§ **What is asked**
Without omitting anything, return the records precisely as given.

§ **Entries with chart source code**
* * * * * * * * *

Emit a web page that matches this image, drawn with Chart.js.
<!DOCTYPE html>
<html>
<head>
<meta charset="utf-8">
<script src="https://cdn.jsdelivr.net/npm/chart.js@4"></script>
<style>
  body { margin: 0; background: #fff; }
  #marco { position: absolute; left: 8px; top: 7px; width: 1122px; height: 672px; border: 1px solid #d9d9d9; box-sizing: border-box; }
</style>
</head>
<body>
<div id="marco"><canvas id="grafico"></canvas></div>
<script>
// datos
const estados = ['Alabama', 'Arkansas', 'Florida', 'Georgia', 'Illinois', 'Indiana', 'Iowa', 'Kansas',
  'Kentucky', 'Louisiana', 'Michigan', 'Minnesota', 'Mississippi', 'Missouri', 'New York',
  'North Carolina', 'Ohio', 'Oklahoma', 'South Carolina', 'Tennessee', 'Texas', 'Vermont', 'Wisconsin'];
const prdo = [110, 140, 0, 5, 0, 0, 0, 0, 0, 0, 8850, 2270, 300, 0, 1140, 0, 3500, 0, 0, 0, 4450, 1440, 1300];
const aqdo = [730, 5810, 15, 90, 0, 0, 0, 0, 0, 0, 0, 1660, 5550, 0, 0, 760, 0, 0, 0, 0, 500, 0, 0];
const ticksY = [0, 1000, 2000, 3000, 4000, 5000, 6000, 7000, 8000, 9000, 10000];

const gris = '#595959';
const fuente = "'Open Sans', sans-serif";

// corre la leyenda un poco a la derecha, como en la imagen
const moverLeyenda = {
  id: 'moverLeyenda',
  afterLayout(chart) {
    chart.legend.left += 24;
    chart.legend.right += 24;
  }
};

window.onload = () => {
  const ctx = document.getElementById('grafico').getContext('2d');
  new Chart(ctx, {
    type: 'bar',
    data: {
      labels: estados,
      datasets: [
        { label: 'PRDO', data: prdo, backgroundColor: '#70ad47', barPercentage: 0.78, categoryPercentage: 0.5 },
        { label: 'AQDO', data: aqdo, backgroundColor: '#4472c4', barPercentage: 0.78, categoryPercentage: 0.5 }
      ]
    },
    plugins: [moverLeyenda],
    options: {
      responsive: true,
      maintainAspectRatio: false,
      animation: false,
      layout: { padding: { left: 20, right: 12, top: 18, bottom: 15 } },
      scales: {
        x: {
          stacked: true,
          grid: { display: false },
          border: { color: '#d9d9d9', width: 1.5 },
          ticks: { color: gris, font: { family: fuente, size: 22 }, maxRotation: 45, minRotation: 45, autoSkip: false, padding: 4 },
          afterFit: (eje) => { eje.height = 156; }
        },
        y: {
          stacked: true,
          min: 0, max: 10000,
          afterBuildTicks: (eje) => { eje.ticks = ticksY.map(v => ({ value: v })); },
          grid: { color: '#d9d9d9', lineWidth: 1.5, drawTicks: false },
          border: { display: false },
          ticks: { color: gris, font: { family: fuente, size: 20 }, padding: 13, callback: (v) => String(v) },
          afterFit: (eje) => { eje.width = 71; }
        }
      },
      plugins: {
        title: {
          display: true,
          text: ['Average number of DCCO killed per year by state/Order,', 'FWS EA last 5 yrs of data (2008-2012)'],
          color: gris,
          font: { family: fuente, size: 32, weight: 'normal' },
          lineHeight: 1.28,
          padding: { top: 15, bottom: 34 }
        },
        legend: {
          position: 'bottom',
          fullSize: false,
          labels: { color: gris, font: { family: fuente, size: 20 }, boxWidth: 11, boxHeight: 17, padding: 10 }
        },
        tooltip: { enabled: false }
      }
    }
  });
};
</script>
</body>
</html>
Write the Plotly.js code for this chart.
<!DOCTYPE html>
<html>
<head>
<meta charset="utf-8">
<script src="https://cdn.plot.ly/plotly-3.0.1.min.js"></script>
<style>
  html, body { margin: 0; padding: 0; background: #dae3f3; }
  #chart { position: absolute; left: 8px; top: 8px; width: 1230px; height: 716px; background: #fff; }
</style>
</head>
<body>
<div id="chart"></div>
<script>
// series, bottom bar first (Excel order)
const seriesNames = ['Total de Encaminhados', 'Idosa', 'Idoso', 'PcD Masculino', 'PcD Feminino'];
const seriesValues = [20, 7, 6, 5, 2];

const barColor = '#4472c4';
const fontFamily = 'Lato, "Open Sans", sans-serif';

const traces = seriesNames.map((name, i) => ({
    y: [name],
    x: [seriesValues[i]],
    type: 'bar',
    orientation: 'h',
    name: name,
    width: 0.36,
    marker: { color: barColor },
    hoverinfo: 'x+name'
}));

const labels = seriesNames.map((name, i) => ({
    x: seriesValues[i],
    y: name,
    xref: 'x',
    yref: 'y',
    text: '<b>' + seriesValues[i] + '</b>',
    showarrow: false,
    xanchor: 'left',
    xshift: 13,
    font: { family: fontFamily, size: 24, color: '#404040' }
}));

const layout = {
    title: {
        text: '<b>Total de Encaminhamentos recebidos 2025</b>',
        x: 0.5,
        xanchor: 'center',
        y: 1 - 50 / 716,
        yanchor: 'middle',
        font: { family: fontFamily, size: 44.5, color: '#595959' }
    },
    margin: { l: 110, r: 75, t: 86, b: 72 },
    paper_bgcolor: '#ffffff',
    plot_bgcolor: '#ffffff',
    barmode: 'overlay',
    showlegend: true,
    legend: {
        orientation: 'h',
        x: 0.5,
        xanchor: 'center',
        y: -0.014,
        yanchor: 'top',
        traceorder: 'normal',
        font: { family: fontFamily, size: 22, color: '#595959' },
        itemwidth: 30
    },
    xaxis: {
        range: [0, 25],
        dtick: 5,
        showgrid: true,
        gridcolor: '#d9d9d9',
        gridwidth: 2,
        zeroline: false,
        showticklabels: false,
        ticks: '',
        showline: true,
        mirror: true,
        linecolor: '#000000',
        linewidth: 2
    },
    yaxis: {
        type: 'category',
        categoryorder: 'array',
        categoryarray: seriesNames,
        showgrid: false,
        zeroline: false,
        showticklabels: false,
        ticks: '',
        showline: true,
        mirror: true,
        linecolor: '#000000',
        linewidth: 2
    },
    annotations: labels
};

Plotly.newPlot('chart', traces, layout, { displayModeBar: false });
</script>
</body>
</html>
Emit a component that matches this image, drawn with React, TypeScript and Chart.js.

* * * * * * * * *

§ **Task answer**
Emit a web page that matches this image, drawn with Chart.js.
<!DOCTYPE html>
<html>
<head>
<meta charset="utf-8">
<script src="https://cdn.jsdelivr.net/npm/chart.js@4"></script>
<style>
  body { margin: 0; background: #fff; }
  #marco { position: absolute; left: 8px; top: 7px; width: 1122px; height: 672px; border: 1px solid #d9d9d9; box-sizing: border-box; }
</style>
</head>
<body>
<div id="marco"><canvas id="grafico"></canvas></div>
<script>
// datos
const estados = ['Alabama', 'Arkansas', 'Florida', 'Georgia', 'Illinois', 'Indiana', 'Iowa', 'Kansas',
  'Kentucky', 'Louisiana', 'Michigan', 'Minnesota', 'Mississippi', 'Missouri', 'New York',
  'North Carolina', 'Ohio', 'Oklahoma', 'South Carolina', 'Tennessee', 'Texas', 'Vermont', 'Wisconsin'];
const prdo = [110, 140, 0, 5, 0, 0, 0, 0, 0, 0, 8850, 2270, 300, 0, 1140, 0, 3500, 0, 0, 0, 4450, 1440, 1300];
const aqdo = [730, 5810, 15, 90, 0, 0, 0, 0, 0, 0, 0, 1660, 5550, 0, 0, 760, 0, 0, 0, 0, 500, 0, 0];
const ticksY = [0, 1000, 2000, 3000, 4000, 5000, 6000, 7000, 8000, 9000, 10000];

const gris = '#595959';
const fuente = "'Open Sans', sans-serif";

// corre la leyenda un poco a la derecha, como en la imagen
const moverLeyenda = {
  id: 'moverLeyenda',
  afterLayout(chart) {
    chart.legend.left += 24;
    chart.legend.right += 24;
  }
};

window.onload = () => {
  const ctx = document.getElementById('grafico').getContext('2d');
  new Chart(ctx, {
    type: 'bar',
    data: {
      labels: estados,
      datasets: [
        { label: 'PRDO', data: prdo, backgroundColor: '#70ad47', barPercentage: 0.78, categoryPercentage: 0.5 },
        { label: 'AQDO', data: aqdo, backgroundColor: '#4472c4', barPercentage: 0.78, categoryPercentage: 0.5 }
      ]
    },
    plugins: [moverLeyenda],
    options: {
      responsive: true,
      maintainAspectRatio: false,
      animation: false,
      layout: { padding: { left: 20, right: 12, top: 18, bottom: 15 } },
      scales: {
        x: {
          stacked: true,
          grid: { display: false },
          border: { color: '#d9d9d9', width: 1.5 },
          ticks: { color: gris, font: { family: fuente, size: 22 }, maxRotation: 45, minRotation: 45, autoSkip: false, padding: 4 },
          afterFit: (eje) => { eje.height = 156; }
        },
        y: {
          stacked: true,
          min: 0, max: 10000,
          afterBuildTicks: (eje) => { eje.ticks = ticksY.map(v => ({ value: v })); },
          grid: { color: '#d9d9d9', lineWidth: 1.5, drawTicks: false },
          border: { display: false },
          ticks: { color: gris, font: { family: fuente, size: 20 }, padding: 13, callback: (v) => String(v) },
          afterFit: (eje) => { eje.width = 71; }
        }
      },
      plugins: {
        title: {
          display: true,
          text: ['Average number of DCCO killed per year by state/Order,', 'FWS EA last 5 yrs of data (2008-2012)'],
          color: gris,
          font: { family: fuente, size: 32, weight: 'normal' },
          lineHeight: 1.28,
          padding: { top: 15, bottom: 34 }
        },
        legend: {
          position: 'bottom',
          fullSize: false,
          labels: { color: gris, font: { family: fuente, size: 20 }, boxWidth: 11, boxHeight: 17, padding: 10 }
        },
        tooltip: { enabled: false }
      }
    }
  });
};
</script>
</body>
</html>
Write the Plotly.js code for this chart.
<!DOCTYPE html>
<html>
<head>
<meta charset="utf-8">
<script src="https://cdn.plot.ly/plotly-3.0.1.min.js"></script>
<style>
  html, body { margin: 0; padding: 0; background: #dae3f3; }
  #chart { position: absolute; left: 8px; top: 8px; width: 1230px; height: 716px; background: #fff; }
</style>
</head>
<body>
<div id="chart"></div>
<script>
// series, bottom bar first (Excel order)
const seriesNames = ['Total de Encaminhados', 'Idosa', 'Idoso', 'PcD Masculino', 'PcD Feminino'];
const seriesValues = [20, 7, 6, 5, 2];

const barColor = '#4472c4';
const fontFamily = 'Lato, "Open Sans", sans-serif';

const traces = seriesNames.map((name, i) => ({
    y: [name],
    x: [seriesValues[i]],
    type: 'bar',
    orientation: 'h',
    name: name,
    width: 0.36,
    marker: { color: barColor },
    hoverinfo: 'x+name'
}));

const labels = seriesNames.map((name, i) => ({
    x: seriesValues[i],
    y: name,
    xref: 'x',
    yref: 'y',
    text: '<b>' + seriesValues[i] + '</b>',
    showarrow: false,
    xanchor: 'left',
    xshift: 13,
    font: { family: fontFamily, size: 24, color: '#404040' }
}));

const layout = {
    title: {
        text: '<b>Total de Encaminhamentos recebidos 2025</b>',
        x: 0.5,
        xanchor: 'center',
        y: 1 - 50 / 716,
        yanchor: 'middle',
        font: { family: fontFamily, size: 44.5, color: '#595959' }
    },
    margin: { l: 110, r: 75, t: 86, b: 72 },
    paper_bgcolor: '#ffffff',
    plot_bgcolor: '#ffffff',
    barmode: 'overlay',
    showlegend: true,
    legend: {
        orientation: 'h',
        x: 0.5,
        xanchor: 'center',
        y: -0.014,
        yanchor: 'top',
        traceorder: 'normal',
        font: { family: fontFamily, size: 22, color: '#595959' },
        itemwidth: 30
    },
    xaxis: {
        range: [0, 25],
        dtick: 5,
        showgrid: true,
        gridcolor: '#d9d9d9',
        gridwidth: 2,
        zeroline: false,
        showticklabels: false,
        ticks: '',
        showline: true,
        mirror: true,
        linecolor: '#000000',
        linewidth: 2
    },
    yaxis: {
        type: 'category',
        categoryorder: 'array',
        categoryarray: seriesNames,
        showgrid: false,
        zeroline: false,
        showticklabels: false,
        ticks: '',
        showline: true,
        mirror: true,
        linecolor: '#000000',
        linewidth: 2
    },
    annotations: labels
};

Plotly.newPlot('chart', traces, layout, { displayModeBar: false });
</script>
</body>
</html>
Emit a component that matches this image, drawn with React, TypeScript and Chart.js.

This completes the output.